## WORK REQUIRED
Print the lines of the data, starting with the first, up to and including the line where "const Y_MAX = 17.18;" appears.

## PROVIDED DATA
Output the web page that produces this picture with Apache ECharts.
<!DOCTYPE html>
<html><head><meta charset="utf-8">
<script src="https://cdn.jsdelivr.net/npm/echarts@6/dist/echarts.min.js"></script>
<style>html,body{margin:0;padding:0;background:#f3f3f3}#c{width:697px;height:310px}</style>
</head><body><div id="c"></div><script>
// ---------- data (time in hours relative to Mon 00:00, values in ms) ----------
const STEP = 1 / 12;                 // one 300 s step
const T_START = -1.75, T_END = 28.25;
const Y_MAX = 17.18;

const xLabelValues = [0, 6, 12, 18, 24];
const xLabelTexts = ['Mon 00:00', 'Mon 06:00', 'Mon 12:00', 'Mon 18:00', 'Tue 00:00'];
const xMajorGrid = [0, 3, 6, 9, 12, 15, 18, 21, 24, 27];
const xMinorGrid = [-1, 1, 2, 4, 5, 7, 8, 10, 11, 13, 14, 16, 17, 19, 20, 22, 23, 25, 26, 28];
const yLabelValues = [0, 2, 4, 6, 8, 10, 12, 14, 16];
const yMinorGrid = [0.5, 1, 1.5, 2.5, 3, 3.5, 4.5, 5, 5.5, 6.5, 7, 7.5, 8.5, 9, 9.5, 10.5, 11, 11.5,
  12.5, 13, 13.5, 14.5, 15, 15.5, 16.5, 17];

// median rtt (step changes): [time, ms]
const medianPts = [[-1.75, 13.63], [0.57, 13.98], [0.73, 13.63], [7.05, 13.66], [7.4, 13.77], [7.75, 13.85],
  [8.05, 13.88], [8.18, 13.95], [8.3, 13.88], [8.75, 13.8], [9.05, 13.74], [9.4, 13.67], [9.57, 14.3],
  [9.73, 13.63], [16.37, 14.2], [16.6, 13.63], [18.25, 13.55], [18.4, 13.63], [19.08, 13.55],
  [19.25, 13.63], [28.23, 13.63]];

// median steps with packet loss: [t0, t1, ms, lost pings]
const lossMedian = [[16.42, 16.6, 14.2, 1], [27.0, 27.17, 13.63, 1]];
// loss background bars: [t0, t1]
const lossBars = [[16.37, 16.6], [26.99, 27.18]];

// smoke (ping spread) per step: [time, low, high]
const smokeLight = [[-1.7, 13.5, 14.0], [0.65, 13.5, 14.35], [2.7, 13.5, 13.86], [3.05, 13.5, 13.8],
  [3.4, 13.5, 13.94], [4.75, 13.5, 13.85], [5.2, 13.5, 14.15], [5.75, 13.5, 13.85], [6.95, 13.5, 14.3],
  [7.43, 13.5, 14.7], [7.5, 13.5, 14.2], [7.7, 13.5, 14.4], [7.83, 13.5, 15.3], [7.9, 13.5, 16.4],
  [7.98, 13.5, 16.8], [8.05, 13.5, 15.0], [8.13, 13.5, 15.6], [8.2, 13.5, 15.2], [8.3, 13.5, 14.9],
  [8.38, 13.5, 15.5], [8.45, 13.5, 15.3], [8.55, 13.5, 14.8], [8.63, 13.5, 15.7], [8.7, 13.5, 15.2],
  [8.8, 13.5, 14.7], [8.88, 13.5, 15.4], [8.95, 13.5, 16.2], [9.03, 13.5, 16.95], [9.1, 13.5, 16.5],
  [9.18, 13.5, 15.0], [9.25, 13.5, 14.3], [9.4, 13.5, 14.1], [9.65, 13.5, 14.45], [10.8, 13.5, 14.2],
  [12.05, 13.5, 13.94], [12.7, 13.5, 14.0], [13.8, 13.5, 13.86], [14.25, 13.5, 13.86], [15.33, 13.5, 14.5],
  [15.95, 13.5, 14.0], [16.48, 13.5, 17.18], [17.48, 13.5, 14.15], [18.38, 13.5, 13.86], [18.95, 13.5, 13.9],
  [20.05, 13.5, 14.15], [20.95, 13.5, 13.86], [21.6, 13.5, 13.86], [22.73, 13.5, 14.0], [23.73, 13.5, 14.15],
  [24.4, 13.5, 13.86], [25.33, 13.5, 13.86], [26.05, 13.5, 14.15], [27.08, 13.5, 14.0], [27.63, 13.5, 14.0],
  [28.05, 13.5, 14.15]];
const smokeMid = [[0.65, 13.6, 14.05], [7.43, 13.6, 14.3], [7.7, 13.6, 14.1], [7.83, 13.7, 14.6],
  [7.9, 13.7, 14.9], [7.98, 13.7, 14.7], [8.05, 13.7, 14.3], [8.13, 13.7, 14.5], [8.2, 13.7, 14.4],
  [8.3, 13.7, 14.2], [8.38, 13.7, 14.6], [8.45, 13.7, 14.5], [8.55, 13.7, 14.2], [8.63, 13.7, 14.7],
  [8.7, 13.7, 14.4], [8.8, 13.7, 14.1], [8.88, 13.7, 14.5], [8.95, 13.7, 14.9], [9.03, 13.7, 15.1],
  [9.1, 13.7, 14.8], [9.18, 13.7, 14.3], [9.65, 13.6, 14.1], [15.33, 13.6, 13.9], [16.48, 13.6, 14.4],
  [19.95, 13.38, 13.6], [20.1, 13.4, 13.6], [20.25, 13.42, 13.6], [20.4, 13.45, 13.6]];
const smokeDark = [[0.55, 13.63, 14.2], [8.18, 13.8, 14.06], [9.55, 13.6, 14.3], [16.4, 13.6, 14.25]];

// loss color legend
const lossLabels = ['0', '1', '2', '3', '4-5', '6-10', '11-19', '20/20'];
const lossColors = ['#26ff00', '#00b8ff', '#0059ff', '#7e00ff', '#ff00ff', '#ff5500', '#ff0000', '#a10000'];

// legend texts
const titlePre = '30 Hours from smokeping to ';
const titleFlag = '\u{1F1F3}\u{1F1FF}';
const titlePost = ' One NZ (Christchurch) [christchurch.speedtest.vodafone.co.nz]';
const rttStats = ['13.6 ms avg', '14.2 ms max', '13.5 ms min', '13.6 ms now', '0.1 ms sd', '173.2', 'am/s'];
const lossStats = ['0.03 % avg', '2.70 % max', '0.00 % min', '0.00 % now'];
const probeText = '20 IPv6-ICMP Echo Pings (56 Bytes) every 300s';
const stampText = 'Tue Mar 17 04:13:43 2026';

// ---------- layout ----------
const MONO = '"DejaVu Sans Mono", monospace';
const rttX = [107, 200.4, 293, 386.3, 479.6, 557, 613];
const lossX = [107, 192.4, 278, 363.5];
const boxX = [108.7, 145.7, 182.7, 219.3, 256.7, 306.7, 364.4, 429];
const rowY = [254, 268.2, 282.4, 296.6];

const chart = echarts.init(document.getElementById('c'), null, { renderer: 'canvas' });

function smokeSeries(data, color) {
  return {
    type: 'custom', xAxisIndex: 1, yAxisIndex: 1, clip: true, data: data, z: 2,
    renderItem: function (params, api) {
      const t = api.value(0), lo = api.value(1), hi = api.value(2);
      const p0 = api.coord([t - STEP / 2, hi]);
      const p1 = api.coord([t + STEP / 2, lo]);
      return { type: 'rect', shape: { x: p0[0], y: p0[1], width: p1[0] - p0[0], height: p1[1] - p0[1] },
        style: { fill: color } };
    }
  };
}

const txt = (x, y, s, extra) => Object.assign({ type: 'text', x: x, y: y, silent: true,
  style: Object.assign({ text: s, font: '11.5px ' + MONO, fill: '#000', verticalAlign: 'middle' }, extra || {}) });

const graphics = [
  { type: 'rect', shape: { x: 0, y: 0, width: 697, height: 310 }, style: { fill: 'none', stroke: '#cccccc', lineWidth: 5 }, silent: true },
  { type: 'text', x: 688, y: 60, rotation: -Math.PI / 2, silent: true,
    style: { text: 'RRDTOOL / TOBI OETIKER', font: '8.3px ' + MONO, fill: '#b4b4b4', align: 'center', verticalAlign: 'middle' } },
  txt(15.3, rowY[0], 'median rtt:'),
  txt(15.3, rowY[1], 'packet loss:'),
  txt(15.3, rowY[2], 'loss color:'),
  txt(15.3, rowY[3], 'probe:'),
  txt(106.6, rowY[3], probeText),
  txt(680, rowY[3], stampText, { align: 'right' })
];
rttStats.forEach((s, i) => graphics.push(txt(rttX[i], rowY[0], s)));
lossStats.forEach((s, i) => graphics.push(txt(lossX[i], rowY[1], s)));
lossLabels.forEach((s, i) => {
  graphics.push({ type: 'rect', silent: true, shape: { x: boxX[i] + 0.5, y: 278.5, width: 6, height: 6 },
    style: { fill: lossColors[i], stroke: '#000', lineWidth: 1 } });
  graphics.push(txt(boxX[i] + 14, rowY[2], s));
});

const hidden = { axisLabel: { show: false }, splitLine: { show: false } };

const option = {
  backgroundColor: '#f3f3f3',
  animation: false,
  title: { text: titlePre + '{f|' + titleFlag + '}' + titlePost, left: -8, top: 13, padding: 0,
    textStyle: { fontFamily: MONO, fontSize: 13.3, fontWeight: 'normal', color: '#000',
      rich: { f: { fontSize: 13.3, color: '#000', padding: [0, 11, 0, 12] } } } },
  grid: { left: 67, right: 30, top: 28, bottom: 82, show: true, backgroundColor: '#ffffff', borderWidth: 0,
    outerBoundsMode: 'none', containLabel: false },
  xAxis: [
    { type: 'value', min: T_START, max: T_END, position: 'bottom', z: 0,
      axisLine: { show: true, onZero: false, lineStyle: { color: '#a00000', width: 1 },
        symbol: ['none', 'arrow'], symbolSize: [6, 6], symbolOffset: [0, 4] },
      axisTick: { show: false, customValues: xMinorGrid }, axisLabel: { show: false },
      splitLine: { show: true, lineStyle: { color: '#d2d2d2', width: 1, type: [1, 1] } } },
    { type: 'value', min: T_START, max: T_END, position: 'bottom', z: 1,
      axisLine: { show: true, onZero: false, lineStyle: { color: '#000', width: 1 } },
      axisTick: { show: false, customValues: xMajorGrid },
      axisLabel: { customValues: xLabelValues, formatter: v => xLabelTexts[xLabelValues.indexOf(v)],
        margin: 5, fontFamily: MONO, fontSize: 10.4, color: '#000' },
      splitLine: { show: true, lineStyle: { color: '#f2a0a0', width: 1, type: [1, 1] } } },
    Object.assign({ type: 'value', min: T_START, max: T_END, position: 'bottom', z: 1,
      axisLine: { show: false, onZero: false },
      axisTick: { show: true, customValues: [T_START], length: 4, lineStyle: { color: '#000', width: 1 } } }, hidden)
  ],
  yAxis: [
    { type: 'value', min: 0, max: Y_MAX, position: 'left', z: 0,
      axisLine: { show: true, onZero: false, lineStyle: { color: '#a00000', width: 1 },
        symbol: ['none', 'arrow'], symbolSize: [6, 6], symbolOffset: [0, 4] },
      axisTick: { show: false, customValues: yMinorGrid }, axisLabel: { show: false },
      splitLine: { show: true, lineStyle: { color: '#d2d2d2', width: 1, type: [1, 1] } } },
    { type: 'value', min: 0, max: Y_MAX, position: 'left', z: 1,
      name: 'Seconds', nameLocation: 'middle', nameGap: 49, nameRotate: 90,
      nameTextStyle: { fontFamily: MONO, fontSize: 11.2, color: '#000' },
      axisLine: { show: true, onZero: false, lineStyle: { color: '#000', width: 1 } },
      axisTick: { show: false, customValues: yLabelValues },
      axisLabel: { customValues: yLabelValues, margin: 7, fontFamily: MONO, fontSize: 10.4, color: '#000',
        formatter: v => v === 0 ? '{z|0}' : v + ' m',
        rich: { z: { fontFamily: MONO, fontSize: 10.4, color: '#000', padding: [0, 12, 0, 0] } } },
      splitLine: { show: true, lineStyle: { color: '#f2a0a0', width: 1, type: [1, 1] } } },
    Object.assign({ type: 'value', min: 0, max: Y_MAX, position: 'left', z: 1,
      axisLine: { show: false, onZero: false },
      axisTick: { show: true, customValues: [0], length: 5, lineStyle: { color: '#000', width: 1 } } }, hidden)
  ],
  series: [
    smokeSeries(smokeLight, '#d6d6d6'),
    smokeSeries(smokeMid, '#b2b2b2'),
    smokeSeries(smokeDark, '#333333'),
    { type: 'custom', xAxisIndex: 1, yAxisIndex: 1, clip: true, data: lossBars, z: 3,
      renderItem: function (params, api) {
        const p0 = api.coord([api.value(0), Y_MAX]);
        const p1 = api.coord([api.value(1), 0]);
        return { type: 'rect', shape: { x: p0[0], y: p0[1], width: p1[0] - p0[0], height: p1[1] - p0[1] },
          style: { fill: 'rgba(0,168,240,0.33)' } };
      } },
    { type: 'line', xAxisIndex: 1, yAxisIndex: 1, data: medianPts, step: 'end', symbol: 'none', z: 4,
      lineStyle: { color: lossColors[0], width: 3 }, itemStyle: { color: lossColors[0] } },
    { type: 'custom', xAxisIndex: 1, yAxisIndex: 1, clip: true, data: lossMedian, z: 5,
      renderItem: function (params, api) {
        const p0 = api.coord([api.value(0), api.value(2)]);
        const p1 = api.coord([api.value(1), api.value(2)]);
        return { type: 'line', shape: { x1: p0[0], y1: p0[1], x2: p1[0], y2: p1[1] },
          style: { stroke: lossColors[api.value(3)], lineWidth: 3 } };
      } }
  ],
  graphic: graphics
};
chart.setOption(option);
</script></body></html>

## RESULT OF THE TASK
Output the web page that produces this picture with Apache ECharts.
<!DOCTYPE html>
<html><head><meta charset="utf-8">
<script src="https://cdn.jsdelivr.net/npm/echarts@6/dist/echarts.min.js"></script>
<style>html,body{margin:0;padding:0;background:#f3f3f3}#c{width:697px;height:310px}</style>
</head><body><div id="c"></div><script>
// ---------- data (time in hours relative to Mon 00:00, values in ms) ----------
const STEP = 1 / 12;                 // one 300 s step
const T_START = -1.75, T_END = 28.25;
const Y_MAX = 17.18;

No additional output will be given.